Evaluation Process for Adopting New Environmental Public Health Data
In its participation as a member of the Center for Disease Control and Prevention's National Tracking Network, the Minnesota Tracking Program creates and maintains environmental public health data topics that are nationally consistent. We also add relevant, state-specific environmental hazards, risks or exposure data that may impact the health of Minnesotans. Data are housed on the Minnesota Public Health Data Access Portal. We use a formal evaluation process to guide development and adoption when considering new state-specific topics. This process of evaluating new data topics provides a systematic and transparent approach to help focus valuable resources on areas that are actionable, feasible and useful for protecting environmental public health.
This evaluation process helps to ensure that valuable Tracking Program resources are used wisely, and aimed at areas that are actionable and that protect public health. The process requires a sound, defensible rationale to support new content areas before they can be adopted.
Developing and updating new content areas for Tracking is resource- and time-intensive. Data and measures are developed and piloted, and then updated and maintained over time. These activities require ongoing dedication of a highly trained, multi-disciplinary team with expertise in epidemiology, data and spatial analysis (GIS), and health risk communication (in addition to web, application and database development and support).
The Tracking Program uses the following process to ensure that new state-specific content areas meet minimum (required) criteria at key decision points. The four phases are:
- Exploration: explore rationale and available datasets
- Feasibility: pilot the data and measures
- Recommendation: final assessment of overall content area
- Implementation: incorporate content area as a continuing Tracking measure
The evaluation process may halt or suspend at any phase, depending on whether criteria for moving ahead are deemed to be met.
Phase 1: Exploration
- Available Resources: are financial and technical resources available?
- Prevalence: is a high proportion of the population exposed to the environmental health hazard OR is there a high estimated prevalence of disease or outcome associated with the hazard?
- Causality: is there evidence that exposure to the environmental hazard(s) is associated with the adverse health outcome(s)?

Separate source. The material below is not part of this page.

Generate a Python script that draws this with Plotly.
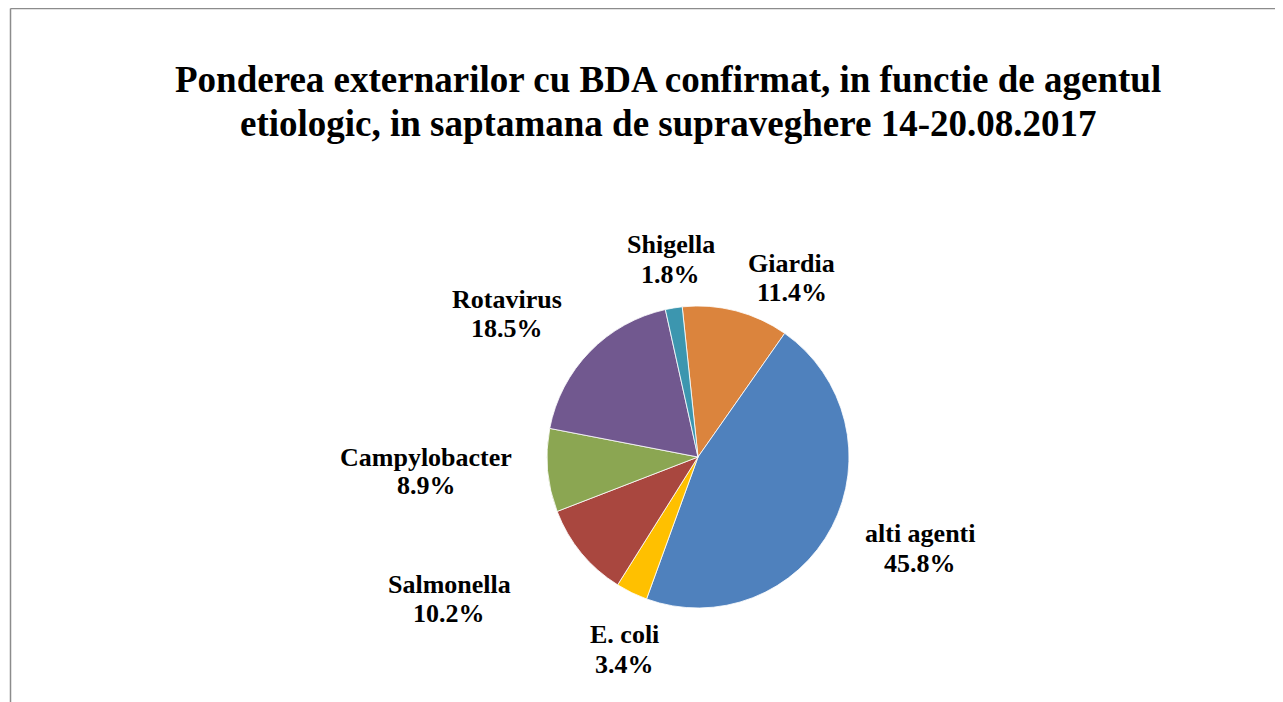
import plotly.graph_objects as go

# Data
categories = ["Giardia", "alti agenti", "E. coli", "Salmonella", "Campylobacter", "Rotavirus", "Shigella"]
values = [11.4, 45.8, 3.4, 10.2, 8.9, 18.5, 1.8]
colors = ["#DB843D", "#4F81BD", "#FFC000", "#A9473F", "#8BA652", "#71588F", "#3C96AF"]

title_lines = ["Ponderea externarilor cu BDA confirmat, in functie de agentul",
               "etiologic, in saptamana de supraveghere 14-20.08.2017"]

# Label positions (page pixels: x center, y of name line, y of percentage line)
label_pos = {
    "Giardia": (792, 263, 292),
    "alti agenti": (920, 533, 563),
    "E. coli": (624, 634, 664),
    "Salmonella": (449, 584, 613),
    "Campylobacter": (426, 457, 486),
    "Rotavirus": (507, 299, 329),
    "Shigella": (671, 244, 274),
}

W, H = 1283, 702
OFF = 8  # page body margin offset
FONT = "Liberation Serif, Times New Roman, serif"


def px(x):
    return (x - OFF) / W


def py(y):
    return 1 - (y - OFF) / H


cx, cy, r = 698, 457, 151

fig = go.Figure(go.Pie(
    labels=categories,
    values=values,
    sort=False,
    direction="clockwise",
    rotation=-6,
    marker=dict(colors=colors, line=dict(color="white", width=0.8)),
    textinfo="none",
    showlegend=False,
    domain=dict(x=[px(cx - r), px(cx + r)], y=[py(cy + r), py(cy - r)]),
))

annotations = []
for cat, val in zip(categories, values):
    x, y1, y2 = label_pos[cat]
    for txt, yy in ((cat, y1), (f"{val:.1f}%", y2)):
        annotations.append(dict(
            x=px(x), y=py(yy), xref="paper", yref="paper",
            text=f"<b>{txt}</b>", showarrow=False,
            xanchor="center", yanchor="middle",
            font=dict(family=FONT, size=26, color="#000000"),
        ))

for line, yy in zip(title_lines, (80, 124)):
    annotations.append(dict(
        x=px(668), y=py(yy), xref="paper", yref="paper",
        text=f"<b>{line}</b>", showarrow=False,
        xanchor="center", yanchor="middle",
        font=dict(family=FONT, size=37, color="#000000"),
    ))

shapes = [
    dict(type="line", xref="paper", yref="paper", x0=px(10.5), x1=1.02, y0=py(8.5), y1=py(8.5),
         line=dict(color="#8c8c8c", width=1.5)),
    dict(type="line", xref="paper", yref="paper", x0=px(10.5), x1=px(10.5), y0=py(8.5), y1=-0.05,
         line=dict(color="#8c8c8c", width=1.5)),
]

fig.update_layout(
    width=W, height=H,
    margin=dict(l=0, r=0, t=0, b=0),
    paper_bgcolor="white",
    plot_bgcolor="white",
    annotations=annotations,
    shapes=shapes,
)

fig.write_html("out.html")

- Public Health Impact: what is the public health impact of exposure or severity of disease(s)?
- Actionability: can the level of exposure or disease be modified through policy, regulatory, or personal actions? Can these new data and measures be used to develop new initiatives?
- (Initial) Feasibility: does a data source exist to create a Tracking measure?
- Detailed Feasibility: is the data of high quality (e.g. population-based, representative)? Is data collection continuous and timely?
- Pilot the new measures: how would the data source(s) be used to create new Tracking measures?
Phase 2: Feasibility
- Emerging Issues: is the level of exposure or disease changing?
- Information Building: is the prevalence or level of exposure unknown?
- Outside Interest: is there a high level of state and local agency interest?
- Balance: would there be balance among the types of content areas tracked (i.e., hazard vs. disease) and among age groups affected?
- Economic Impact: what is the cost to the Tracking Program and partners (e.g., healthcare systems, industry) of adding this content area?
Phase 3: Recommendation
Phase 4: Implementation
In the final step, MN Tracking Program management decides whether or not to adopt a new content area considering the strength of the rationale gather from phases one through three, input from an inter agency team, and program goals/priorities. If the content area is adopted, program staff develop data and measures, new How-to Guides that act as instructions for analyzing the data, and messaging, to launch on the data portal.